What happens during Paris fashion week definitely does not stay in Paris. When designers present their new fashions to retailers and taste-makers, the hope is that what happens there will reshape closets around the world.
The event was influential enough that LIFE sent three photographers to Paris for the 1951 edition and give readers a first look at what might be headed their way. Until the models hit the runways, no one really knew what the designers had been planning. “A new hemline was as carefully guarded in Paris as a barrel of plutonium in the U.S,” LIFE wrote in its cover story for the March 5, 1951 issue.
Some years, the new looks were so different that they pushed last year’s frocks to the back of the closet. The looks in 1951 were more of an evolution. “To the disappointment of an adventuresome few, but to the relief of most of the trade which did not want to cope with anything revolutionary, this showing would not, like the “new look” explosion of 1947, tend to make present wardrobes obsolete,” LIFE wrote. “The new trend, if anything, was conservative.”
The new designs may not have been radical, but they were popular. LIFE reported gangbuster sales, which may have been the real point, as the designers achieved the goal of broadening the type of stores that carried their clothes: “The stately houses, which once preferred to cater to exclusive stores and private clients, were taking increasing interest in the buyers for lower-priced stores.”
LIFE’s photographs, taken by aces Gordon Parks, Nina Leen and N.R. Farbman, capture the excitement of being there. Some pictures highlight the clothes, of course, but others show the frenzy of the business and media folks as they gathered for seven days that could change their world.

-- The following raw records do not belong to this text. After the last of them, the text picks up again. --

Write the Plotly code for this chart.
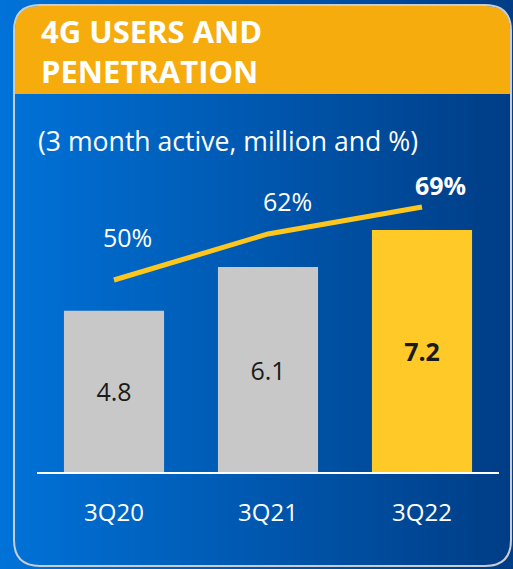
import plotly.graph_objects as go

# data
quarters = ["3Q20", "3Q21", "3Q22"]
users_m = [4.8, 6.1, 7.2]          # 3 month active users, million
penetration = [50, 62, 69]         # %

W, H = 513, 569

def px(x):
    return x / W

def py(y):
    return 1 - y / H

bar_colors = ["#C8C8C8", "#C8C8C8", "#FFCA28"]
bar_text = [f"{v}" for v in users_m[:-1]] + [f"<b>{users_m[-1]}</b>"]
pct_text = [f"{v}%" for v in penetration[:-1]] + [f"<b>{penetration[-1]}%</b>"]
pct_shift = [(13, 43), (19, 33), (18, 22)]

fig = go.Figure()

fig.add_trace(go.Bar(
    x=quarters, y=users_m, marker=dict(color=bar_colors, line=dict(width=0)),
    text=bar_text, textposition="inside", insidetextanchor="middle",
    textfont=dict(family="Open Sans", size=25, color="#1A1A1A"),
    hoverinfo="skip",
))

fig.add_trace(go.Scatter(
    x=quarters, y=penetration, yaxis="y2", mode="lines",
    line=dict(color="#FFC61E", width=5), hoverinfo="skip",
))

# background gradient (left light blue -> right dark blue)
shapes = []
n = 80
c0 = (0, 114, 216)
c1 = (0, 61, 134)
for i in range(n):
    t = i / (n - 1)
    col = "rgb(%d,%d,%d)" % tuple(round(a + (b - a) * t) for a, b in zip(c0, c1))
    shapes.append(dict(type="rect", xref="paper", yref="paper", layer="below",
                       x0=i / n, x1=(i + 1.5) / n, y0=0, y1=1,
                       fillcolor=col, line=dict(width=0)))

# header band with rounded top corners
l, r, t, b, rad = 15, 510, 6, 94, 24
header = (f"M {px(l)},{py(b)} L {px(l)},{py(t + rad)} "
          f"Q {px(l)},{py(t)} {px(l + rad)},{py(t)} "
          f"L {px(r - rad)},{py(t)} Q {px(r)},{py(t)} {px(r)},{py(t + rad)} "
          f"L {px(r)},{py(b)} Z")
shapes.append(dict(type="path", path=header, xref="paper", yref="paper", layer="below",
                   fillcolor="#F6AC0D", line=dict(width=0)))

# card outline
l, r, t, b, rad = 14, 511, 5, 566, 26
card = (f"M {px(l)},{py(t + rad)} Q {px(l)},{py(t)} {px(l + rad)},{py(t)} "
        f"L {px(r - rad)},{py(t)} Q {px(r)},{py(t)} {px(r)},{py(t + rad)} "
        f"L {px(r)},{py(b - rad)} Q {px(r)},{py(b)} {px(r - rad)},{py(b)} "
        f"L {px(l + rad)},{py(b)} Q {px(l)},{py(b)} {px(l)},{py(b - rad)} Z")
shapes.append(dict(type="path", path=card, xref="paper", yref="paper", layer="below",
                   fillcolor="rgba(0,0,0,0)", line=dict(color="#C9CDD3", width=2)))

annotations = [
    dict(x=px(39), y=py(8), xref="paper", yref="paper", xanchor="left", yanchor="top",
         align="left", showarrow=False,
         text="<b>4G USERS AND<br>PENETRATION</b>",
         font=dict(family="Open Sans", size=31, color="white")),
    dict(x=px(36), y=py(141), xref="paper", yref="paper", xanchor="left", yanchor="middle",
         showarrow=False, text="(3 month active, million and %)",
         font=dict(family="Open Sans", size=26.6, color="white")),
]
for q, v, txt, (dx, dy) in zip(quarters, penetration, pct_text, pct_shift):
    annotations.append(dict(x=q, y=v, xref="x", yref="y2", showarrow=False,
                            xshift=dx, yshift=dy, text=txt,
                            font=dict(family="Open Sans", size=25, color="white")))

fig.update_layout(
    width=W, height=H,
    margin=dict(l=0, r=0, t=0, b=0),
    paper_bgcolor="#0058B0", plot_bgcolor="rgba(0,0,0,0)",
    showlegend=False, bargap=0.35,
    font=dict(family="Open Sans", color="white"),
    xaxis=dict(domain=[px(37), px(499)], range=[-0.5, 2.5], showgrid=False, zeroline=False,
               showline=True, linecolor="white", linewidth=2,
               ticks="outside", ticklen=18, tickcolor="rgba(0,0,0,0)",
               tickfont=dict(family="Open Sans", size=24, color="white")),
    yaxis=dict(domain=[py(472), py(88)], range=[0, 11.43], visible=False),
    yaxis2=dict(domain=[py(472), py(88)], range=[0, 100], overlaying="y", visible=False),
    shapes=shapes, annotations=annotations,
)

fig.write_html("out.html", config={"displayModeBar": False},
               post_script="document.body.style.margin='0';")
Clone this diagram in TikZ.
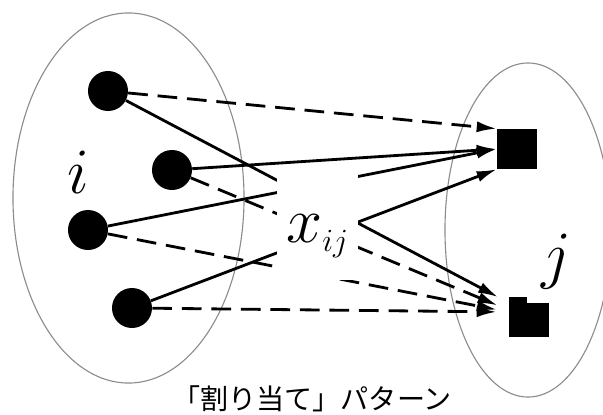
\documentclass[tikz,border=0pt]{standalone}
\usepackage{fix-cm}
\usepackage{fontspec}
\setmainfont{Liberation Serif}
\newfontfamily\jpfont{Noto Sans CJK JP}
\usetikzlibrary{arrows.meta}

\begin{document}
\begin{tikzpicture}[x=0.025cm,y=-0.025cm,
  dot/.style={circle,fill=black,minimum size=1cm,inner sep=0},
  sq/.style={rectangle,fill=black,inner sep=0},
  set/.style={draw=black!45,line width=0.8pt},
  assign/.style={line width=2pt,-{Latex[length=5mm,width=2.8mm]}},
  noassign/.style={assign,dash pattern=on 14pt off 7pt},
  lbl/.style={inner sep=0,font=\fontsize{46}{46}\selectfont}]
\useasboundingbox (0,0) rectangle (603,414);
\draw[set] (128.5,198) ellipse [x radius=2.8875cm,y radius=4.625cm];
\draw[set] (528,230) ellipse [x radius=2.075cm,y radius=4.175cm];

\node[dot] (i1) at (108,91) {};
\node[dot] (i2) at (172,170) {};
\node[dot] (i3) at (88,230) {};
\node[dot] (i4) at (132,308) {};
\node[sq,minimum width=1cm,minimum height=1cm] (j1) at (517,149) {};
\node[sq,minimum width=1cm,minimum height=0.85cm] (j2) at (529,320) {};
\fill (j2.north west) rectangle ++(18,-6);

\draw[noassign] (i1) -- (j1.north west);
\draw[assign,shorten >=0.3cm] (i1) -- (j2.north west);
\draw[assign] (i2) -- (j1.west);
\draw[noassign,shorten >=0.3cm] (i2) -- ([yshift=0.25cm]j2.west);
\draw[assign] (i3) -- (j1.west);
\draw[noassign,shorten >=0.3cm] (i3) -- ([yshift=0.2cm]j2.west);
\draw[assign] (i4) -- (j1.south west);
\draw[noassign,shorten >=0.3cm] (i4) -- ([yshift=0.2cm]j2.west);

\node[lbl,anchor=base,fill=white,text height=1.85cm,text depth=0.95cm,
  minimum width=2.025cm] (xij) at (317.5,242) {$x_{\scriptscriptstyle ij}$};
\node[lbl] (li) at (78,172) {$i$};
\node[lbl] (lj) at (556,262) {$j$};
\node[font=\jpfont\fontsize{20}{20}\selectfont] (cap) at (312,399) {「割り当て」パターン};
\end{tikzpicture}
\end{document}
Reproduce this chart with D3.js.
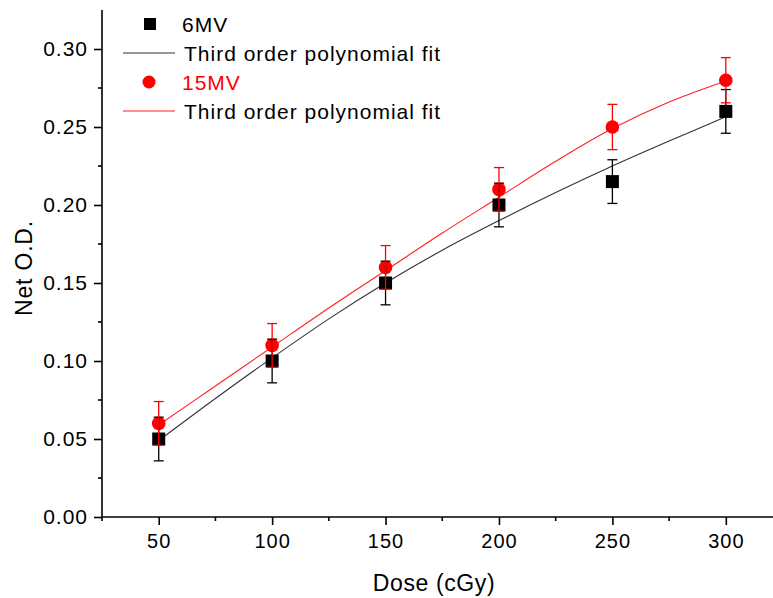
<!DOCTYPE html>
<html>
<head>
<meta charset="utf-8">
<script src="https://cdn.jsdelivr.net/npm/d3@7"></script>
<style>
  body { margin: 0; background: #fff; }
  text { font-family: Arial, "Liberation Sans", sans-serif; }
</style>
</head>
<body>
<div id="chart"></div>
<script>
  // data
  var dose = [50, 100, 150, 200, 250, 300];
  var od6 = [0.050, 0.100, 0.150, 0.200, 0.215, 0.260];
  var err6 = [0.014, 0.014, 0.014, 0.014, 0.014, 0.014];
  var od15 = [0.060, 0.110, 0.160, 0.210, 0.250, 0.280];
  var err15 = [0.014, 0.014, 0.014, 0.014, 0.0145, 0.0145];

  // polynomial fit curves as they appear in the figure
  var fitDose = [50, 75, 100, 125, 150, 175, 200, 225, 250, 275, 300];
  var fit6 = [0.049, 0.076, 0.102, 0.127, 0.150, 0.171, 0.190, 0.208, 0.225, 0.241, 0.2565];
  var fit15 = [0.059, 0.084, 0.109, 0.134, 0.158, 0.182, 0.205, 0.228, 0.249, 0.266, 0.2795];

  var xTicks = [50, 100, 150, 200, 250, 300];
  var yTicks = [0, 0.05, 0.10, 0.15, 0.20, 0.25, 0.30];

  var W = 773, H = 598;
  var plotL = 102, plotT = 10, plotB = 517, plotR = 773;

  var svg = d3.select("#chart").append("svg")
    .attr("width", W).attr("height", H);

  var x = d3.scaleLinear().domain([25, 320.8]).range([plotL, plotR]);
  var y = d3.scaleLinear().domain([0, 0.325]).range([plotB, plotT]);

  // x axis
  var xAxis = svg.append("g")
    .attr("transform", "translate(0," + plotB + ")");
  xAxis.call(d3.axisBottom(x).tickValues(xTicks).tickSize(8).tickPadding(9).tickFormat(d3.format("d")));
  xAxis.selectAll(".tick text").style("font-size", "20px").style("letter-spacing", "1px").attr("fill", "#000");
  xAxis.select(".domain").attr("d", "M" + plotL + ",0H" + plotR).attr("stroke-width", 1.6);
  xAxis.selectAll(".tick line").attr("stroke-width", 1.6);
  xAxis.selectAll(".minor").data([25, 75, 125, 175, 225, 275]).enter()
    .append("line").attr("class", "minor")
    .attr("x1", function(d) { return x(d); }).attr("x2", function(d) { return x(d); })
    .attr("y1", 0).attr("y2", 4).attr("stroke", "#000").attr("stroke-width", 1.6);

  // y axis
  var yAxis = svg.append("g")
    .attr("transform", "translate(" + plotL + ",0)");
  yAxis.call(d3.axisLeft(y).tickValues(yTicks).tickSize(8).tickPadding(6).tickFormat(d3.format(".2f")));
  yAxis.selectAll(".tick text").style("font-size", "21px").style("letter-spacing", "1px").attr("fill", "#000");
  yAxis.select(".domain").attr("d", "M0," + plotT + "V" + plotB).attr("stroke-width", 1.6);
  yAxis.selectAll(".tick line").attr("stroke-width", 1.6);
  yAxis.selectAll(".minor").data([0.025, 0.075, 0.125, 0.175, 0.225, 0.275]).enter()
    .append("line").attr("class", "minor")
    .attr("y1", function(d) { return y(d); }).attr("y2", function(d) { return y(d); })
    .attr("x1", 0).attr("x2", -4).attr("stroke", "#000").attr("stroke-width", 1.6);

  // axis titles
  svg.append("text")
    .attr("x", 434).attr("y", 591)
    .attr("text-anchor", "middle")
    .style("font-size", "23px").style("letter-spacing", "0.6px")
    .text("Dose (cGy)");
  svg.append("text")
    .attr("transform", "translate(32,268) rotate(-90)")
    .attr("text-anchor", "middle")
    .style("font-size", "23px").style("letter-spacing", "0.8px")
    .text("Net O.D.");

  // fit lines
  var line = d3.line()
    .x(function(d, i) { return x(fitDose[i]); })
    .y(function(d) { return y(d); })
    .curve(d3.curveCatmullRom);
  svg.append("path").attr("d", line(fit6))
    .attr("fill", "none").attr("stroke", "#333").attr("stroke-width", 1.1);
  svg.append("path").attr("d", line(fit15))
    .attr("fill", "none").attr("stroke", "#ff2020").attr("stroke-width", 1.1);

  // markers
  svg.selectAll(".sq").data(od6).enter().append("rect")
    .attr("x", function(d, i) { return x(dose[i]) - 6.5; })
    .attr("y", function(d) { return y(d) - 6.5; })
    .attr("width", 13).attr("height", 13)
    .attr("fill", "#000");
  svg.selectAll(".ci").data(od15).enter().append("circle")
    .attr("cx", function(d, i) { return x(dose[i]); })
    .attr("cy", function(d) { return y(d); })
    .attr("r", 6.8)
    .attr("fill", "#ff0000");

  // error bars
  function errorBars(vals, errs, color) {
    var g = svg.append("g").attr("stroke", color).attr("stroke-width", 1.3);
    vals.forEach(function(v, i) {
      var cx = x(dose[i]);
      g.append("line").attr("x1", cx).attr("x2", cx)
        .attr("y1", y(v - errs[i])).attr("y2", y(v + errs[i]));
      g.append("line").attr("x1", cx - 5).attr("x2", cx + 5)
        .attr("y1", y(v - errs[i])).attr("y2", y(v - errs[i]));
      g.append("line").attr("x1", cx - 5).attr("x2", cx + 5)
        .attr("y1", y(v + errs[i])).attr("y2", y(v + errs[i]));
    });
  }
  errorBars(od6, err6, "#000");
  errorBars(od15, err15, "#ff0000");

  // legend
  var lg = svg.append("g").style("font-size", "21px").style("letter-spacing", "1px");
  lg.append("rect").attr("x", 144).attr("y", 18).attr("width", 12).attr("height", 12).attr("fill", "#000");
  lg.append("text").attr("x", 182).attr("y", 32).text("6MV");
  lg.append("line").attr("x1", 123).attr("x2", 175).attr("y1", 53).attr("y2", 53)
    .attr("stroke", "#333").attr("stroke-width", 1.1);
  lg.append("text").attr("x", 184).attr("y", 61).text("Third order polynomial fit");
  lg.append("circle").attr("cx", 149).attr("cy", 82).attr("r", 6.5).attr("fill", "#ff0000");
  lg.append("text").attr("x", 182).attr("y", 90).attr("fill", "#ff0000").text("15MV");
  lg.append("line").attr("x1", 123).attr("x2", 175).attr("y1", 111).attr("y2", 111)
    .attr("stroke", "#ff2020").attr("stroke-width", 1.1);
  lg.append("text").attr("x", 184).attr("y", 119).text("Third order polynomial fit");
</script>
</body>
</html>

Vogue editor Bettina Ballard prepared models for a spring fashion shoot, Paris, February 1951
Photo by N R Farbman/The LIFE Picture Collection via Shutterstock
This gown was the big finish for a show by Paris newcomer Castillo of Lanvin.
These silly sunglasses featuring long blue eyelashes and small lenses were dreamed up by designer Schiaparelli, and brought a lighter note to the generally conservative spring showings in Paris, 1951.